§ Recorded data
'''
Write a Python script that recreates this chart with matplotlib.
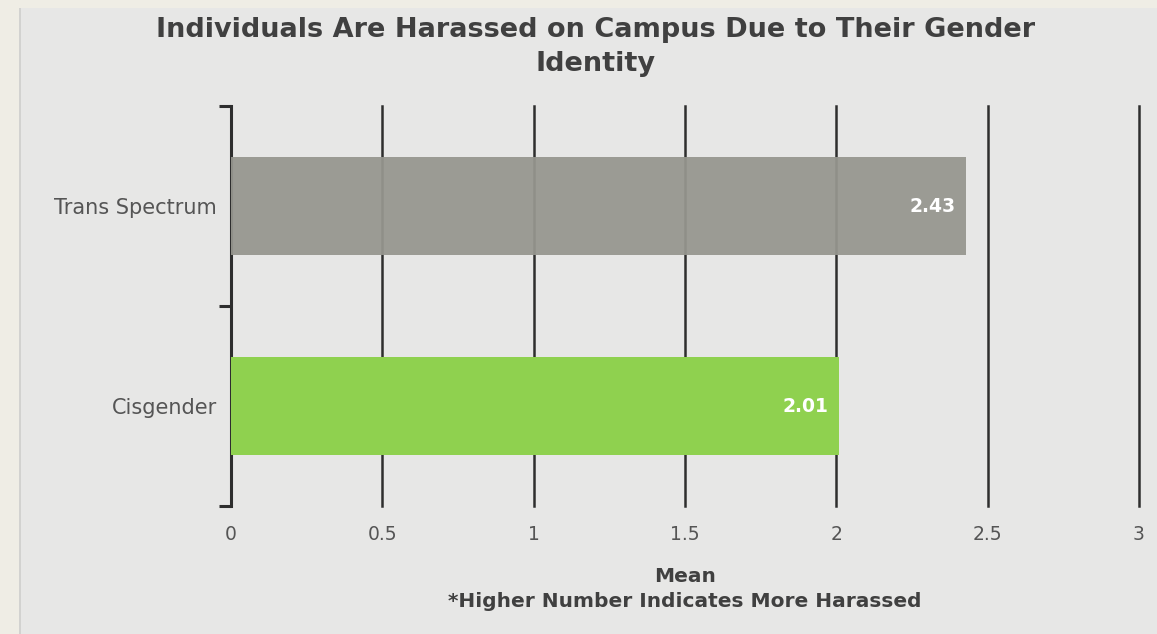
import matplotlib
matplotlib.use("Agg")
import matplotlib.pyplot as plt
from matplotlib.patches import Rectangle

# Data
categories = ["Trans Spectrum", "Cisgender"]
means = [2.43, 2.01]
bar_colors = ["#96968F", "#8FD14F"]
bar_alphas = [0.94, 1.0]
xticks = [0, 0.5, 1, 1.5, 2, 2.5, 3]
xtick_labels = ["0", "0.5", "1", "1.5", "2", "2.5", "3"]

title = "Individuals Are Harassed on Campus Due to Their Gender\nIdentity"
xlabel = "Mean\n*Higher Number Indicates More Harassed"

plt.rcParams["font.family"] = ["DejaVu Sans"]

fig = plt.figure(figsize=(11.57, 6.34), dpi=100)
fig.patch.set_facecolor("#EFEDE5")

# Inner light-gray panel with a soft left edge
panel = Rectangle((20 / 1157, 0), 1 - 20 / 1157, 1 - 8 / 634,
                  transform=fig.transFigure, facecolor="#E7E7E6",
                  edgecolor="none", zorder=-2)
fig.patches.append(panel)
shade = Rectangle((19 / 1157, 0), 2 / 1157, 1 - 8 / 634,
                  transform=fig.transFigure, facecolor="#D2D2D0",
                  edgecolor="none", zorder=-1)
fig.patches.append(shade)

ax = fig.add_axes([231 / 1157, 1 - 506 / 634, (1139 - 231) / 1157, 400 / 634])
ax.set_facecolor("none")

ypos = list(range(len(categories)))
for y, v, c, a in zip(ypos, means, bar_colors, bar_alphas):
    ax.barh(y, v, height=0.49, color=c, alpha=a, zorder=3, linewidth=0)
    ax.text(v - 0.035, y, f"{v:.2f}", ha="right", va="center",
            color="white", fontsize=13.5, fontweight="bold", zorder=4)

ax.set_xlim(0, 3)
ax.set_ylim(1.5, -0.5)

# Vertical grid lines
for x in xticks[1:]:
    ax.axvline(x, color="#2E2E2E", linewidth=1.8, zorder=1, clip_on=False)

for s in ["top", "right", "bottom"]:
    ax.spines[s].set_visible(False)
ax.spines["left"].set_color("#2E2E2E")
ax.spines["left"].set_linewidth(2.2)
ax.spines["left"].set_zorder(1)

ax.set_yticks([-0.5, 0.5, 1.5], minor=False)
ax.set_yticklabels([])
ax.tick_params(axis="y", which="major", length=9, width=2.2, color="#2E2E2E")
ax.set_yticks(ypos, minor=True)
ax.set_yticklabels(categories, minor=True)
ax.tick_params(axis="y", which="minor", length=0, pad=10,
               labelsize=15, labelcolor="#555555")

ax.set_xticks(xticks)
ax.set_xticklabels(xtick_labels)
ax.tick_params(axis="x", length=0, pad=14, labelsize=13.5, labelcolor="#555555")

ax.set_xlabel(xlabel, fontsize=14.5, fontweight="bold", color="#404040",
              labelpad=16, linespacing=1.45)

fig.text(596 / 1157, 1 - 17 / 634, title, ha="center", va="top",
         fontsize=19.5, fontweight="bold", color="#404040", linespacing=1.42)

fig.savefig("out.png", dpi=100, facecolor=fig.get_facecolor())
'''
Determine how many lines of this listing contain "with", and give only the number.

2